We are using datadog for our metrics instrumentation, and I think I’m close to a working implementation.

What I’ve done is instrument our app to use the datadog tracer and send metrics to dd-agent.internal . I then set up a Github action to run flyctl deploy --app dd-agent --image gcr.io/datadoghq/agent:7 -e DD_API_KEY=${{ secrets.API_KEY }} -e DD_SITE="datadoghq.com" -e DD_APM_NON_LOCAL_TRAFFIC=true

which I thought would deploy a new application using the datadog agent container image. This didn’t work because fly.io failed with “Error failed fetching existing app config: Could not resolve”

I discovered I need to run flyctl launch from a project directory to start a new application. How would I do this if all I need to deploy is an existing Dockerhub image? Will I have to make a new github repository, write a dockerfile, and run flyctl launch from the new repository or is there a simpler way to accomplish this?

From my experience, yes, a direct call to fly deploy fails because the referenced app name does not exist. You have to run fly launch first, specifying the image etc there (flyctl launch).

What that does is set up the app’s name, region, organization etc. Else it wouldn’t know where to put it. That’ll write a fly.toml file (App Configuration (fly.toml)) to the folder you run it from, which is where Fly records e.g the app name, which ports to open, any healthchecks, env variables etc. Unless you already have one of those in the folder, as you can make one manually. If so, when you run fly launch it would see that file.

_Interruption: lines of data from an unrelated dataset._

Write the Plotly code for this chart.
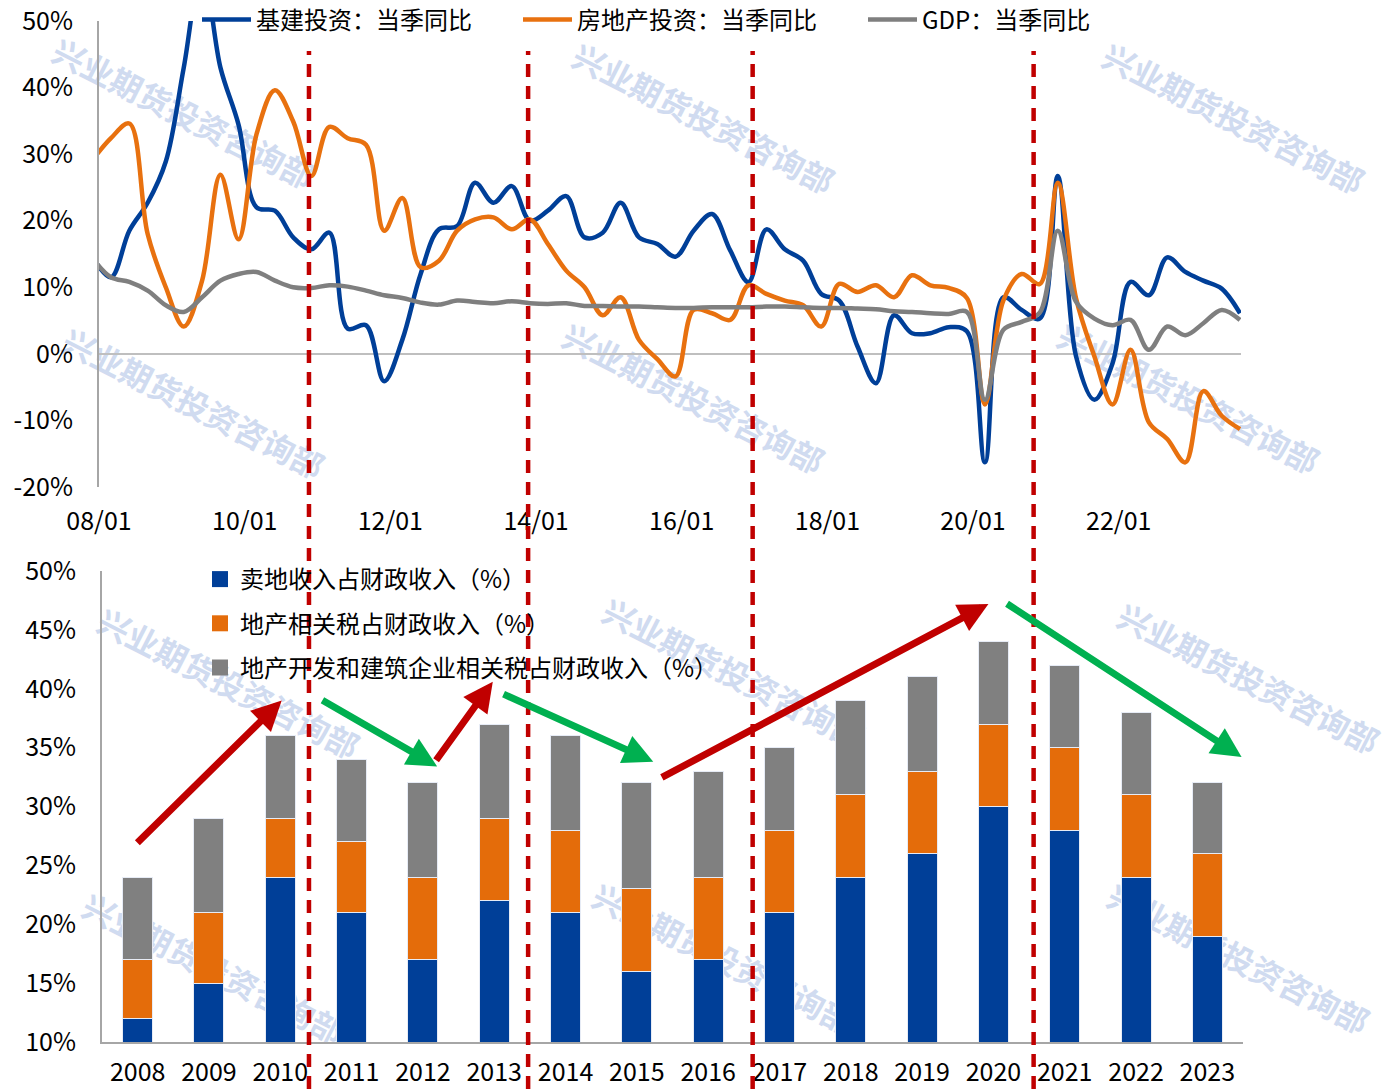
import plotly.graph_objects as go
import pandas as pd
import math

# ---------------- data ----------------
quarters = [d.strftime("%Y-%m-%d") for d in pd.date_range("2007-12-01", "2023-09-01", freq="3MS")]

infra = [14.5, 11.5, 18.5, 22.7, 28.9, 43.0, 58.0, 43.0, 34.4, 22.0, 21.5,
         17.5, 15.7, 18.2, 3.8, 4.3, -4.1, 2.1, 12.0, 18.7, 19.2,
         25.7, 22.7, 25.2, 20.0, 21.5, 23.7, 17.5, 18.2, 22.7, 17.5,
         16.5, 14.6, 18.5, 21.0, 15.5, 10.8, 18.7, 15.7, 14.0, 9.0,
         8.0, 1.1, -4.4, 5.8, 3.1, 3.1, 4.0, 3.4, -16.3, 8.5,
         6.6, 5.3, 26.7, -0.4, -6.9, -1.4, 10.8, 8.8, 14.5, 12.3,
         11.0, 9.8, 6.1]
realestate = [29.2, 32.4, 34.6, 18.0, 10.0, 4.1, 11.0, 26.9, 17.2, 33.0, 39.6,
              34.9, 26.7, 34.1, 32.4, 31.4, 18.5, 23.4, 13.0, 14.0, 18.5,
              20.2, 20.5, 18.7, 20.2, 16.5, 12.5, 10.0, 5.8, 8.5, 2.1,
              -0.8, -3.4, 6.6, 6.1, 5.1, 10.3, 9.0, 8.0, 7.3, 4.1,
              10.5, 9.3, 10.3, 8.5, 11.8, 10.3, 9.9, 8.4, -7.6, 8.0,
              12.0, 10.5, 25.7, 8.3, -0.4, -7.6, 0.6, -10.3, -12.8, -16.3,
              -5.6, -9.3, -11.3]
gdp = [14.3, 11.5, 10.8, 9.5, 7.3, 6.3, 8.5, 11.0, 12.0, 12.3, 11.0,
       10.0, 9.9, 10.3, 10.1, 9.5, 8.8, 8.4, 7.7, 7.4, 8.0,
       7.8, 7.6, 7.9, 7.6, 7.5, 7.6, 7.2, 7.2, 7.1, 7.1,
       7.0, 6.9, 6.9, 7.0, 7.0, 7.0, 7.1, 7.1, 7.0, 6.9,
       6.9, 6.8, 6.7, 6.4, 6.3, 6.1, 6.0, 6.3, -6.9, 3.6,
       4.8, 6.2, 18.5, 7.8, 5.3, 4.3, 5.1, 0.6, 4.1, 2.8,
       4.6, 6.6, 5.1]

line_names = ["基建投资：当季同比", "房地产投资：当季同比", "GDP：当季同比"]

top_yticks = [-20, -10, 0, 10, 20, 30, 40, 50]
top_yticktext = ["-20%", "-10%", "0%", "10%", "20%", "30%", "40%", "50%"]

years = list(range(2008, 2024))
land_sale = [12, 15, 24, 21, 17, 22, 21, 16, 17, 21, 24, 26, 30, 28, 24, 19]
re_tax = [5, 6, 5, 6, 7, 7, 7, 7, 7, 7, 7, 7, 7, 7, 7, 7]
dev_tax = [7, 8, 7, 7, 8, 8, 8, 9, 9, 7, 8, 8, 7, 7, 7, 6]
bar_names = ["卖地收入占财政收入（%）", "地产相关税占财政收入（%）", "地产开发和建筑企业相关税占财政收入（%）"]

divider_dates = ["2010-11-19", "2013-11-22", "2016-12-22", "2020-10-31"]

# arrows on the bar chart: (tail_x, tail_y, head_x, head_y, color)
arrows = [
    (2007.975, 26.8, 2010.02, 39.0, "red"),
    (2010.57, 39.1, 2012.20, 33.4, "green"),
    (2012.17, 33.8, 2012.98, 40.6, "red"),
    (2013.11, 39.6, 2015.23, 33.8, "green"),
    (2015.33, 32.4, 2019.93, 47.2, "red"),
    (2020.17, 47.3, 2023.48, 34.2, "green"),
]

watermark = "兴业期货投资咨询部"
watermark_centers = [(170, 140), (690, 145), (1220, 145),
                     (180, 430), (680, 425), (1175, 425),
                     (215, 710), (720, 700), (1235, 705),
                     (200, 995), (710, 985), (1225, 985)]

# ---------------- styling ----------------
W, H = 1388, 1089
FONT = "Noto Sans CJK SC"
BLUE = "#003F98"
ORANGE = "#E46C0A"
GRAY = "#808080"
LINE_COLORS = ["#003F98", "#E8710F", "#7F7F7F"]
RED = "#C00000"
GREEN = "#00B050"
AXIS_GRAY = "#A6A6A6"

fig = go.Figure()

legend_keys = ["legend", "legend3", "legend4"]
for name, vals, col, lk in zip(line_names, [infra, realestate, gdp], LINE_COLORS, legend_keys):
    fig.add_trace(go.Scatter(
        x=quarters, y=vals, name=name, mode="lines",
        line=dict(color=col, width=4.5, shape="spline", smoothing=1.0),
        xaxis="x", yaxis="y", legend=lk))

for i, (name, vals, col) in enumerate(zip(bar_names, [land_sale, re_tax, dev_tax], [BLUE, ORANGE, GRAY])):
    fig.add_trace(go.Bar(
        x=years, y=vals, name=name, marker=dict(color=col, line=dict(color="#E6EBF5", width=1)),
        xaxis="x2", yaxis="y2", legend="legend2", legendgroup=f"g{i}", showlegend=False))
    # legend swatch (bigger square like the original)
    fig.add_trace(go.Scatter(
        x=[None], y=[None], name=name, mode="markers",
        marker=dict(color=col, symbol="square", size=16),
        xaxis="x2", yaxis="y2", legend="legend2", legendgroup=f"g{i}"))

shapes = []
for d in divider_dates:
    shapes.append(dict(type="line", xref="x", yref="paper", x0=d, x1=d, y0=0, y1=1 - 51 / H,
                       line=dict(color=RED, width=4.5, dash="13px,9px"), layer="above"))

# watermark (below data)
ang = 27
L = 150
for cx, cy in watermark_centers:
    dx = L * math.cos(math.radians(ang))
    dy = L * math.sin(math.radians(ang))
    shapes.append(dict(type="line", xref="paper", yref="paper",
                       x0=(cx - dx) / W, x1=(cx + dx) / W,
                       y0=1 - (cy - dy) / H, y1=1 - (cy + dy) / H,
                       line=dict(width=0, color="rgba(0,0,0,0)"), layer="below",
                       label=dict(text=watermark, textposition="middle",
                                  font=dict(family=FONT, size=32, color="#D0DBF0", weight=700))))

annotations = []
for tx, ty, hx, hy, c in arrows:
    annotations.append(dict(x=hx, y=hy, ax=tx, ay=ty, xref="x2", yref="y2", axref="x2", ayref="y2",
                            text="", showarrow=True, arrowhead=2, arrowsize=0.85, arrowwidth=7,
                            arrowcolor=RED if c == "red" else GREEN, standoff=0, startstandoff=0))

tickfont = dict(family=FONT, size=25, color="#000000")
legfont = dict(family=FONT, size=24, color="#000000")

fig.update_layout(
    width=W, height=H,
    margin=dict(l=0, r=0, t=0, b=0, autoexpand=False),
    paper_bgcolor="white", plot_bgcolor="white",
    barmode="stack", bargap=0.58,
    font=dict(family=FONT, size=24, color="#000000"),
    xaxis=dict(domain=[99 / W, 1241 / W], type="date", range=["2008-01-01", "2023-09-06"],
               tick0="2008-01-01", dtick="M24", tickformat="%y/%m", tickfont=tickfont,
               showgrid=False, showline=False, zeroline=False, ticks="", anchor="y",
               ticklabelstandoff=17, automargin=False, ticklabeloverflow="allow"),
    yaxis=dict(domain=[1 - 487 / H, 1 - 21 / H], range=[-20, 50], tickvals=top_yticks, ticktext=top_yticktext,
               tickfont=tickfont, showgrid=False, showline=True, linecolor=AXIS_GRAY, linewidth=2,
               zeroline=True, zerolinecolor="#BFBFBF", zerolinewidth=2, ticks="", anchor="x",
               ticklabelstandoff=19, automargin=False, ticklabeloverflow="allow"),
    xaxis2=dict(domain=[102 / W, 1243 / W], range=[2007.5, 2023.5], tickvals=years,
                ticktext=[str(y) for y in years], tickfont=tickfont, showgrid=False,
                showline=True, linecolor=AXIS_GRAY, linewidth=2, zeroline=False, ticks="", anchor="y2",
                ticklabelstandoff=7, automargin=False, ticklabeloverflow="allow"),
    yaxis2=dict(domain=[1 - 1042 / H, 1 - 571 / H], range=[10, 50], tick0=10, dtick=5, ticksuffix="%",
                tickfont=tickfont, showgrid=False, showline=True, linecolor=AXIS_GRAY, linewidth=2,
                zeroline=False, ticks="", anchor="x2", ticklabelstandoff=19, automargin=False,
                ticklabeloverflow="allow"),
    legend=dict(x=197 / W, y=1 - 20 / H, xanchor="left", yanchor="middle", orientation="h",
                font=legfont, bgcolor="rgba(0,0,0,0)", itemwidth=49),
    legend3=dict(x=518 / W, y=1 - 20 / H, xanchor="left", yanchor="middle", orientation="h",
                 font=legfont, bgcolor="rgba(0,0,0,0)", itemwidth=49),
    legend4=dict(x=863 / W, y=1 - 20 / H, xanchor="left", yanchor="middle", orientation="h",
                 font=legfont, bgcolor="rgba(0,0,0,0)", itemwidth=49),
    legend2=dict(x=200 / W, y=1 - 557 / H, xanchor="left", yanchor="top", orientation="v",
                 font=legfont, bgcolor="rgba(0,0,0,0)", traceorder="grouped", tracegroupgap=10,
                 itemwidth=30),
    shapes=shapes,
    annotations=annotations,
    showlegend=True,
)

fig.write_html("out.html")
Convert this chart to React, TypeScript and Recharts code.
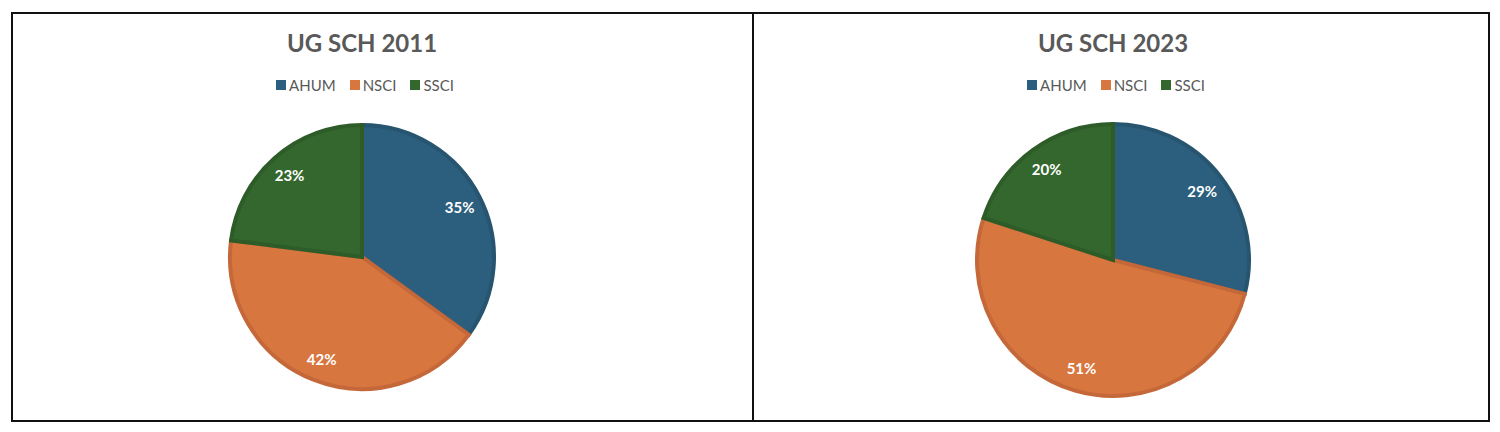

Beyond that, no you don’t need a github repo.

So as far as I’m aware, you will initially at least need a folder for that fly.toml file.

I’ve got this to the point where the DataDog agent is running on the fly.io host, and the app running on the other host is properly configured to target the datadog agent, and I think I got the fly.toml file correct for the datadog agents networking, but I’m struggling to figure out how to get it to pass a fly.io healthcheck.

fly.io automatically crashes out a deployment if it doesn’t pass a health check specified in the fly.toml file for the application, and if you remove the health check from the toml file, it applies a default one anyways.

I tried a http check 'get \ ’ and a tcp check with a 30 second grace period & 5 second timeout but both result in “Failed due to unhealthy allocations” errors, which crash out the VM even though Datadog seems to be running.

Below is my fly.toml (8126 is the port the datadog agent listens on):

# fly.toml file generated for dd-agent on 2022-05-05T11:33:31-07:00

app = "dd-agent"

kill_signal = "SIGINT"
kill_timeout = 5
processes = []

[env]
  PORT = "8126"

[experimental]
  allowed_public_ports = []
  auto_rollback = true

[[services]]
  internal_port = 8126
  processes = ["app"]
  protocol = "tcp"

  [services.concurrency]
    hard_limit = 25
    soft_limit = 20
    type = "connections"

  [[services.ports]]
    force_https = true
    handlers = ["http"]
    port = 80

  [[services.ports]]
    handlers = ["tls", "http"]
    port = 443

  [[services.http_checks]]
    interval = 10000
    grace_period = "30s"
    method = "get"
    path = "/"
    protocol = "http"
    restart_limit = 0
    timeout = 5000
    tls_skip_verify = true

[[statics]]
  guest_path = "/app/public"
  url_prefix = "/static/"

I made a new topic for this because it’s a new issue.